Wednesday, April 23, 2014

Waning Youth

I plunged headlong into Kenya. I have never felt so alive, so present in the moment, so incredibly responsive to new experience and stimuli, as I was from August 1996 to July 1997. I have returned to Kenya three times since then, once for another year-long excursion, but I have failed to recapture that first experience.

Kenya was different then. No internet. No cell phones. Land lines existed, but they were government-run, so telephones were unreliable and expensive. I was truly cut off from the outside world, my only form of communication through letter writing, and I spent hours every night scribbling by candlelight.

I used empty bottles of Rocamar wine as candleholders and listened to Vaughn Williams, Bach, Beethoven. I had only a few CDs, so I became very familiar with them. In fact, Fantasia on a Theme by Thomas Tallis became the soundtrack for my journeys. Many years later, the song came on the radio while I was making dinner in Madison, Wisconsin, and I was overcome with emotion as memories flooded back. Not extraordinary moments, though there were some, such as seeing a lion take down a zebra about fifty yards from my tent in Nairobi National Park, or being charged by an elephant while driving through Tsavo West. No, most of the memories were mundane ones: weaving through the throng, the bustle and noise, even the stench, of the streets of Nairobi; clinging desperately to the back of a matatu as it hurtled down the Busia-Kisumu Highway in a downpour; stepping out the back door of my blue hovel in Kenegut to see a polished, shimmering section of earth miles in the distance, only to discover from a passing student that I was seeing Lake Victoria forty miles away; even one of looking out a bathroom window on the fourth floor of Sarit Centre to an alleyway below that struck me, somehow, as charming.

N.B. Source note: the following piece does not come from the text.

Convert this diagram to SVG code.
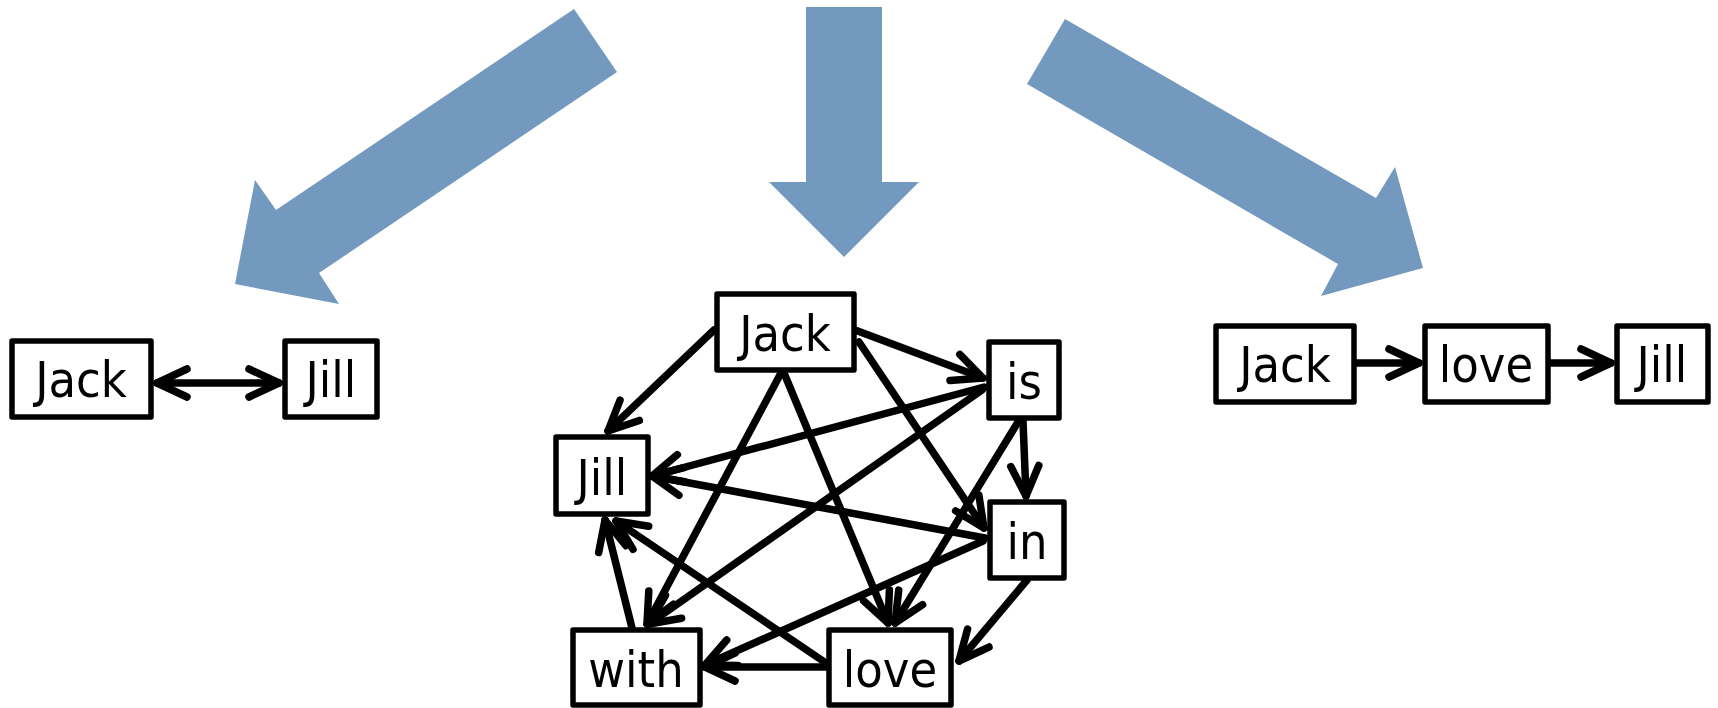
<svg xmlns="http://www.w3.org/2000/svg" width="1718" height="708" viewBox="0 0 1718 708">
<style>
.box{fill:#fff;stroke:#000;stroke-width:5.5;stroke-linejoin:round}
.lbl{font-family:'DejaVu Sans Condensed','DejaVu Sans',sans-serif;font-stretch:condensed;font-size:50px;fill:#000;text-anchor:middle}
.edge{fill:none;stroke:#000;stroke-width:7.5;stroke-linecap:round;marker-end:url(#ah)}
.big{fill:#7399BF}
</style>
<defs>
<marker id="ah" markerUnits="userSpaceOnUse" markerWidth="40" markerHeight="40" refX="0" refY="0" orient="auto" overflow="visible">
<path d="M-30,-14 L0,0 L-30,14" fill="none" stroke="#000" stroke-width="7.5" stroke-linecap="round" stroke-linejoin="round"/>
</marker>
<marker id="ahs" markerUnits="userSpaceOnUse" markerWidth="40" markerHeight="40" refX="0" refY="0" orient="auto-start-reverse" overflow="visible">
<path d="M-30,-14 L0,0 L-30,14" fill="none" stroke="#000" stroke-width="7.5" stroke-linecap="round" stroke-linejoin="round"/>
</marker>
</defs>
<g id="bigarrows">
<polygon class="big" points="574,9 617,72 319,273 339,304 235,284 255,180 276,210"/>
<polygon class="big" points="806,7 882,7 882,182 919,182 844,257 769,182 806,182"/>
<polygon class="big" points="1065,19 1376,198 1395,167 1423,268 1321,296 1338,264 1027,84"/>
</g>
<g id="connectors">
<path d="M157,383 L279,383" fill="none" stroke="#000" stroke-width="7.5" stroke-linecap="round" marker-start="url(#ahs)" marker-end="url(#ahs)"/>
<path class="edge" d="M1355,363 L1419,363"/>
<path class="edge" d="M1549,363 L1611,363"/>
<path class="edge" d="M714,330 L608,431"/>
<path class="edge" d="M855,330 L983,378"/>
<path class="edge" d="M859,342 L984,528"/>
<path class="edge" d="M781,373 L647,624"/>
<path class="edge" d="M784,373 L888,623"/>
<path class="edge" d="M984,387 L652,476"/>
<path class="edge" d="M982,390 L649,624"/>
<path class="edge" d="M1023,421 L1026,496"/>
<path class="edge" d="M1018,422 L895,623"/>
<path class="edge" d="M985,538 L652,476"/>
<path class="edge" d="M983,541 L705,665"/>
<path class="edge" d="M1027,580 L959,661"/>
<path class="edge" d="M826,663 L616,521"/>
<path class="edge" d="M826,667 L705,667"/>
<path class="edge" d="M632,628 L605,520"/>
</g>
<g id="l-jack"><rect class="box" x="12" y="341" width="139" height="76"/><text class="lbl" x="81" y="397">Jack</text></g>
<g id="l-jill"><rect class="box" x="285" y="341" width="92" height="76"/><text class="lbl" x="331" y="397">Jill</text></g>
<g id="m-jack"><rect class="box" x="717" y="294" width="137" height="76"/><text class="lbl" x="785" y="351">Jack</text></g>
<g id="m-is"><rect class="box" x="989" y="342" width="70" height="76"/><text class="lbl" x="1024" y="399">is</text></g>
<g id="m-jill"><rect class="box" x="556" y="437" width="92" height="77"/><text class="lbl" x="602" y="495">Jill</text></g>
<g id="m-in"><rect class="box" x="990" y="502" width="74" height="76"/><text class="lbl" x="1027" y="559">in</text></g>
<g id="m-with"><rect class="box" x="573" y="630" width="127" height="75"/><text class="lbl" x="636" y="687">with</text></g>
<g id="m-love"><rect class="box" x="829" y="630" width="122" height="75"/><text class="lbl" x="890" y="687">love</text></g>
<g id="r-jack"><rect class="box" x="1216" y="326" width="138" height="76"/><text class="lbl" x="1285" y="382">Jack</text></g>
<g id="r-love"><rect class="box" x="1425" y="326" width="123" height="76"/><text class="lbl" x="1486" y="382">love</text></g>
<g id="r-jill"><rect class="box" x="1617" y="326" width="91" height="76"/><text class="lbl" x="1662" y="382">Jill</text></g>
</svg>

Those moments! I feel sometimes as if I could reach out and touch them.

My eyes were restless, everywhere, as is evidenced in this photograph with one of my students, Goeffrey. It wasn’t long before I became claustrophobic in my little blue hovel and began making excursions. First to nearby schools, where some of my colleagues were stationed. Then to far-flung destinations, such as Maralal, Nanyuki, Nyahururu, and Wasini Island. Stepping onto a bus or matatu was exhilarating. I felt carefree, untethered.


George Bernard Shaw once wrote, “Youth is wasted on the young.” Almost, with me. In the waning years of my youth, I had lived. And if there is one regret, it’s that I waited so long, but I doubt I would have truly appreciated such an experience in my twenties. I arrived in Kenya at the right moment. The fact that I would meet the woman who would be my wife is testament to this, because that story is incredible in itself.